Hepatitis A outbreak in Mississippi reports 9 cases in Pearl River County
Mississippi is currently experiencing an outbreak of Hepatitis A with marked sustained increases in cases since April 2019, indicating a concern for ongoing person to person transmission. In June 2019 the Mississippi State Department of Health issued a Health Alert indicating a rise in the number of reported cases, especially among high risk groups.
Since that time there have been continued increases in the number of reported cases. As of September 9, 2019, there are 46 outbreak cases.
Age Range: 2–67 years of age (median age: 36 years)
Male: 32 (70%); Female: 14 (30%)
Recreational drug use: 32 (71%)
Men who have sex with men (MSM): 2 (7%)
Homeless: 7 (15%)
Incarcerated/Recently Incarcerated: 5 (11%)

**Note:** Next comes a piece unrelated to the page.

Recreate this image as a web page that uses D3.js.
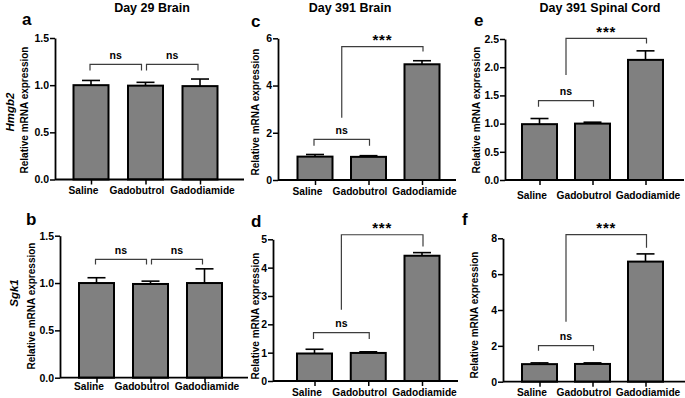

Sixty-three percent of the hepatitis A patients have been hospitalized.
Hepatitis A is a viral disease of the liver transmitted by close personal contact, including sexual contact, or consumption of food or water contaminated by an infected person. Hepatitis A causes fatigue, low appetite, stomach pain, nausea and jaundice for up to two months of infection. Vaccination is the best protection against hepatitis A infection.
Hepatitis A infection spreads from an infected person to other by personal contact or contact with objects or food they handle:
· Ingestion of the virus through close personal contact with an infected person, such caring for someone who has hepatitis A or living in the same household as someone who is infected
· Consuming food or drink that is contaminated with feces of an infected person
· Handling objects or sharing objects that are contaminated with the feces of an infected person
Pearl River County has the most reported cases in the state with 9, Benton County
has 5, and Jones County has 4. George County has 3 cases.
Hepatitis A can be prevented through a vaccine. Other prevention measures include practicing strong hygiene habits such as thoroughly washing your hands after using the bathroom.